Short task —
Look for the string "this" and copy every line that has it.
═════ Dataset content
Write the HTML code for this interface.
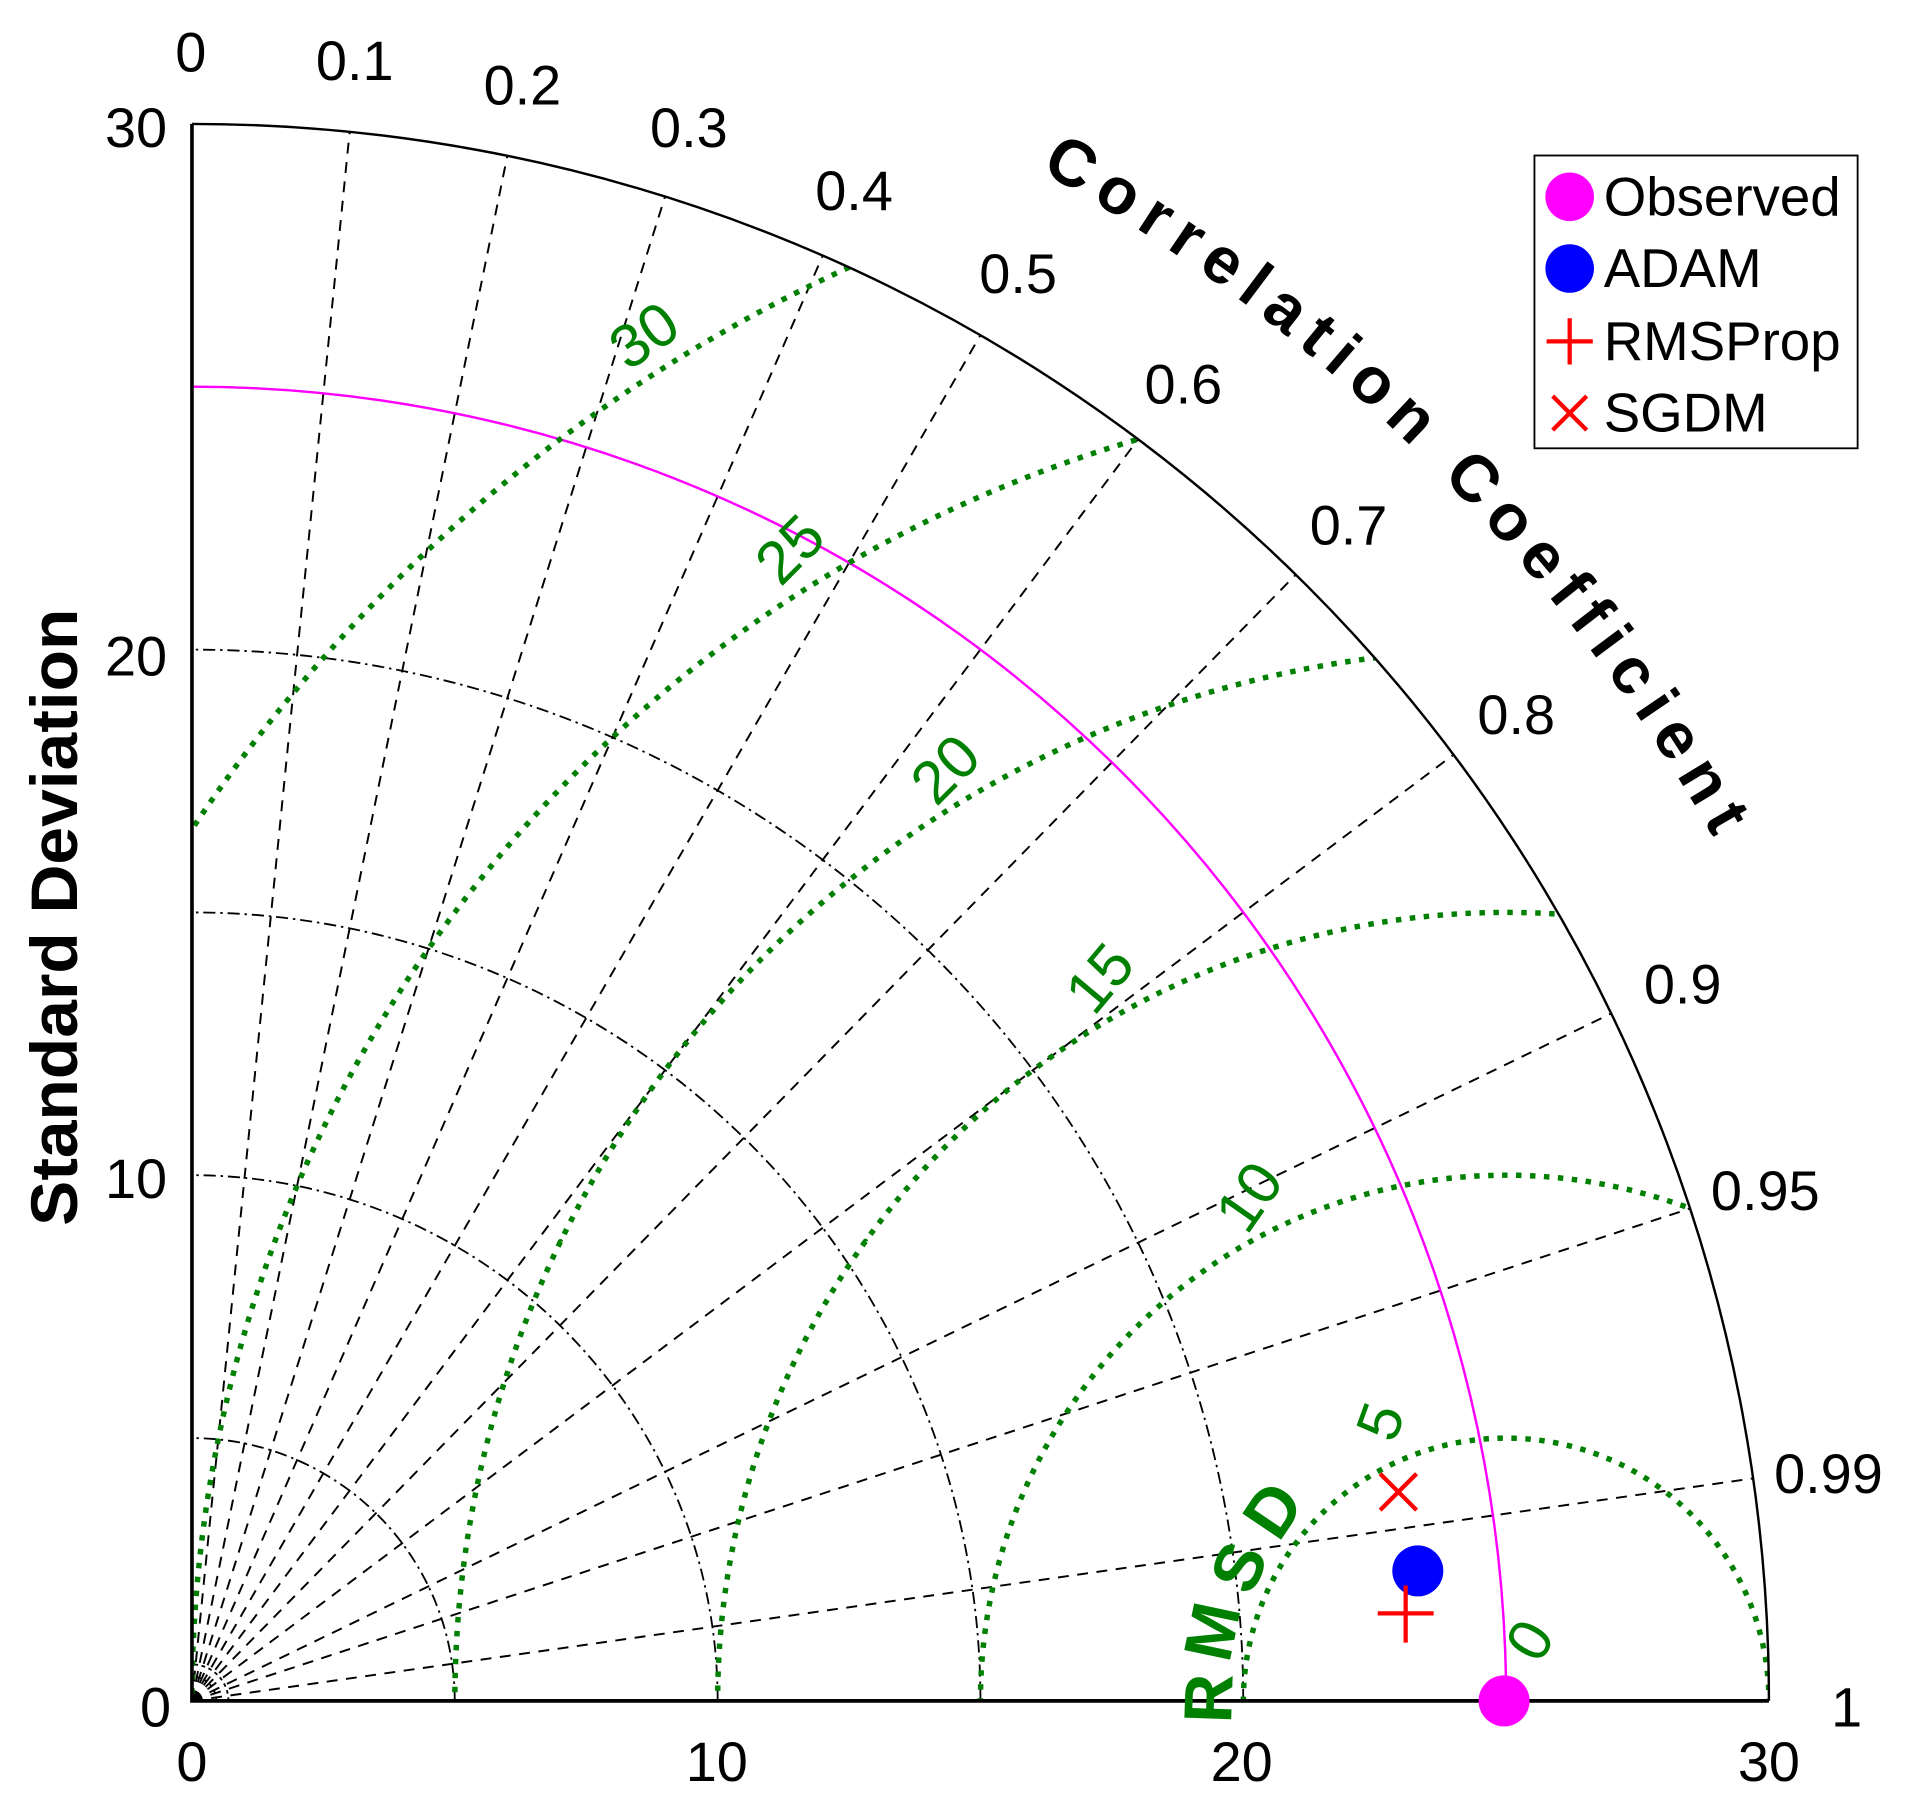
══════════
═════ Dataset content
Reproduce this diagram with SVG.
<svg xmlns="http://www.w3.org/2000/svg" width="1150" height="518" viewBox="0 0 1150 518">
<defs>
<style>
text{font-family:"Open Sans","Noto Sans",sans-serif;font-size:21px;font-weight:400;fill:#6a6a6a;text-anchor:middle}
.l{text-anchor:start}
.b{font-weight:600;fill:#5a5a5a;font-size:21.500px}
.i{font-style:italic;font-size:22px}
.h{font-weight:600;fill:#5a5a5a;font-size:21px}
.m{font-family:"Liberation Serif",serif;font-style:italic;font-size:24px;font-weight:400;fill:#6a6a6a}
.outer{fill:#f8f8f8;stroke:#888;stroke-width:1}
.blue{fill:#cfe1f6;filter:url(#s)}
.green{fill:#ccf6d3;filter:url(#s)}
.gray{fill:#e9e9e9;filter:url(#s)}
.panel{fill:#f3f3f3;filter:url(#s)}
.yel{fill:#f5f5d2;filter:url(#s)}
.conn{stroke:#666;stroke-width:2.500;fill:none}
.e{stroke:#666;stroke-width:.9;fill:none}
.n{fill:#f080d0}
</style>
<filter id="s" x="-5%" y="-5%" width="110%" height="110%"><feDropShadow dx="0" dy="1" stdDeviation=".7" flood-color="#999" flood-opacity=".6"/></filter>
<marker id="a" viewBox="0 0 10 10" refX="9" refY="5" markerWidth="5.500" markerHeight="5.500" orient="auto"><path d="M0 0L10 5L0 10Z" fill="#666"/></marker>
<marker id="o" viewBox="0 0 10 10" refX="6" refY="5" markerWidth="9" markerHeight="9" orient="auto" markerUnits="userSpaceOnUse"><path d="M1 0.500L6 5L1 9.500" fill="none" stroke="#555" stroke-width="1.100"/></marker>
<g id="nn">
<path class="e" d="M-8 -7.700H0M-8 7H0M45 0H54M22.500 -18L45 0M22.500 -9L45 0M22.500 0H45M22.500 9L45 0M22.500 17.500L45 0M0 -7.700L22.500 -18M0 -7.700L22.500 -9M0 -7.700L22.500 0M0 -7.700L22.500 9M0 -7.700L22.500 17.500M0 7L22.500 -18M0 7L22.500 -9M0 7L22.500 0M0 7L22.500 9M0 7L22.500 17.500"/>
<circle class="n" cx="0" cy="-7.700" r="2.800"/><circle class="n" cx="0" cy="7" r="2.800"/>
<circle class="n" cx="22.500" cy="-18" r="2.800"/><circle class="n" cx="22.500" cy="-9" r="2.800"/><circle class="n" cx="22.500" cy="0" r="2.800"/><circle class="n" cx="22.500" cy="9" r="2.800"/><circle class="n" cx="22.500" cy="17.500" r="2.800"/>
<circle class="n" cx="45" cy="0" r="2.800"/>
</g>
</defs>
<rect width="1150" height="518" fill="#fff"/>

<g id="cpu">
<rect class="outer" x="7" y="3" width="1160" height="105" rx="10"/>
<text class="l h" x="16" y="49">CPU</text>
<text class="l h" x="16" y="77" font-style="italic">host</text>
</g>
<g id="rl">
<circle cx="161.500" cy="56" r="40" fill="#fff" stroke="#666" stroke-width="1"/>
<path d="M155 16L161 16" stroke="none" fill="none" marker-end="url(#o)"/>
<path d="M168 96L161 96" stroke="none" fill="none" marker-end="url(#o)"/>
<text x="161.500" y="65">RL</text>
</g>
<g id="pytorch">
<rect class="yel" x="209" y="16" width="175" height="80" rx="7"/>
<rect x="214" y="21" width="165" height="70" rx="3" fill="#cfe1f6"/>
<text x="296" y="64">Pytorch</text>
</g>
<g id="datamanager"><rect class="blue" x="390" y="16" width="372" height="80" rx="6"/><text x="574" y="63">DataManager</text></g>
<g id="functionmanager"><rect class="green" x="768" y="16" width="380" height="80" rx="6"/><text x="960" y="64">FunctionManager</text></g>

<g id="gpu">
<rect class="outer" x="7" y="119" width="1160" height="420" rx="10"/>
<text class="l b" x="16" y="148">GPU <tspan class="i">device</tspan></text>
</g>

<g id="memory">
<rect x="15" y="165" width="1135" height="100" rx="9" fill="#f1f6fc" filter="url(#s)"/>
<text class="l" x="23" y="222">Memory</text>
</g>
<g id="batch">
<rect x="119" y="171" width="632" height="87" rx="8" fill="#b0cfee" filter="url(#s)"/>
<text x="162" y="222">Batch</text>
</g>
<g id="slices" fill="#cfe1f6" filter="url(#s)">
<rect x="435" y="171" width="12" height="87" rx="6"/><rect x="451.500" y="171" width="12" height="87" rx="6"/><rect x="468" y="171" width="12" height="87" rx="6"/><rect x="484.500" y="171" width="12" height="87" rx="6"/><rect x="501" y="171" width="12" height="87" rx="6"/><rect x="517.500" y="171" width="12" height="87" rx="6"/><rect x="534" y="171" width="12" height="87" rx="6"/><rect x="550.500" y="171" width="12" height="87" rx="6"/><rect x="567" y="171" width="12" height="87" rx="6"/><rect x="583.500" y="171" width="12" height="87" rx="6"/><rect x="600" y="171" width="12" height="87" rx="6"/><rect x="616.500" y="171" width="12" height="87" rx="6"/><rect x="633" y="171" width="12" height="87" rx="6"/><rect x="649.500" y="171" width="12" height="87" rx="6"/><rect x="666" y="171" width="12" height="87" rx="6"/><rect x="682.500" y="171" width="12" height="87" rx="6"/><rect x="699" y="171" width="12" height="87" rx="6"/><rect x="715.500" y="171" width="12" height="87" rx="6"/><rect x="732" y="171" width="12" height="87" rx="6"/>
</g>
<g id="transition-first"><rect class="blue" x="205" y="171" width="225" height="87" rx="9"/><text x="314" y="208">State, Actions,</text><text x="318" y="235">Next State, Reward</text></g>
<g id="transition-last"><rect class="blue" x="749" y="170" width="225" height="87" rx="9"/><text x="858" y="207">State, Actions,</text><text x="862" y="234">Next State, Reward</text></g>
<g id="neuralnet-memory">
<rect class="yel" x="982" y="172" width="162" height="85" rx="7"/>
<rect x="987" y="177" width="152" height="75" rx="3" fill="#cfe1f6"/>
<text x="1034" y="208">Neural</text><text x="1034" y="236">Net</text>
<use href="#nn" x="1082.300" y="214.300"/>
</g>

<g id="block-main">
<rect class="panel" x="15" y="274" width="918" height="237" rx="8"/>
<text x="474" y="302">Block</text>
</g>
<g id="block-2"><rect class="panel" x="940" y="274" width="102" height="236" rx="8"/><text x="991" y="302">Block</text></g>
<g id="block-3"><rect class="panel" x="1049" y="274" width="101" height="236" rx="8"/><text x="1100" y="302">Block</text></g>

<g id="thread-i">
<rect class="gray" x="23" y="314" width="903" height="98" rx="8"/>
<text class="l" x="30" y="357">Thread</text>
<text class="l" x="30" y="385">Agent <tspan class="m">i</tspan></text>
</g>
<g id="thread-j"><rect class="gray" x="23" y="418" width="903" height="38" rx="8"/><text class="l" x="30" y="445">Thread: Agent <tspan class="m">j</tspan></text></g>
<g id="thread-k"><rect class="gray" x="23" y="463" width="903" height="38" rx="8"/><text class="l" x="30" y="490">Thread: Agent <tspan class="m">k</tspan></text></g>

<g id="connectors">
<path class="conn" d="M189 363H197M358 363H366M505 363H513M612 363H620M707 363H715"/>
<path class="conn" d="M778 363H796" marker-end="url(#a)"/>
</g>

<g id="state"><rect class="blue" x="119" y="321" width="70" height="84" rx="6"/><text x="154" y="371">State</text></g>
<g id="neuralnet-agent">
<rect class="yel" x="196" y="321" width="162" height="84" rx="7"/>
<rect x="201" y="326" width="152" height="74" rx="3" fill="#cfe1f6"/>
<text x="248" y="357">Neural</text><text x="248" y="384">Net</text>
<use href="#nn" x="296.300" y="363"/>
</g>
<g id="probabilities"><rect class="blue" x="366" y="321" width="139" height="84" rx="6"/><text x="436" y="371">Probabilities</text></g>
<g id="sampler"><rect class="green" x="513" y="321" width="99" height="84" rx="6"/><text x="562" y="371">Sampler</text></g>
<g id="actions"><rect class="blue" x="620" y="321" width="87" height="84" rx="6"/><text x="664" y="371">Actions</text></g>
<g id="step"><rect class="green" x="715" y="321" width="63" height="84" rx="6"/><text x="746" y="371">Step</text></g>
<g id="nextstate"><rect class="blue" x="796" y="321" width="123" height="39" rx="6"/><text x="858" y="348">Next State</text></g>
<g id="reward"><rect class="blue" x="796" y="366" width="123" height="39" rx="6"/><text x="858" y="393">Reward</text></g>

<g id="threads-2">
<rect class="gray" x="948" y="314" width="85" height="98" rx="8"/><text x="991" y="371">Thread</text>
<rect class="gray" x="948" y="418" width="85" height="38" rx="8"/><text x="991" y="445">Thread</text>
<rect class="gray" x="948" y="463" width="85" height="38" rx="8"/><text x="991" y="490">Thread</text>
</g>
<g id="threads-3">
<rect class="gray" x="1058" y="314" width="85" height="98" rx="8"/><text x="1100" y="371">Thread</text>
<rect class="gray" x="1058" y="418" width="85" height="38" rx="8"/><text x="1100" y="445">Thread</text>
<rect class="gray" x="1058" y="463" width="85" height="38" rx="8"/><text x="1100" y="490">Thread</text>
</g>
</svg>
══════════
═════ Dataset content
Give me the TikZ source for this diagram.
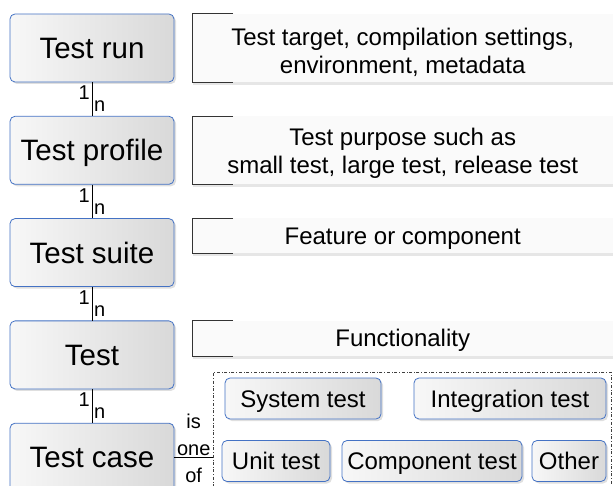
══════════
Task solution —
Write the HTML code for this interface.
Reproduce this diagram with SVG.
Give me the TikZ source for this diagram.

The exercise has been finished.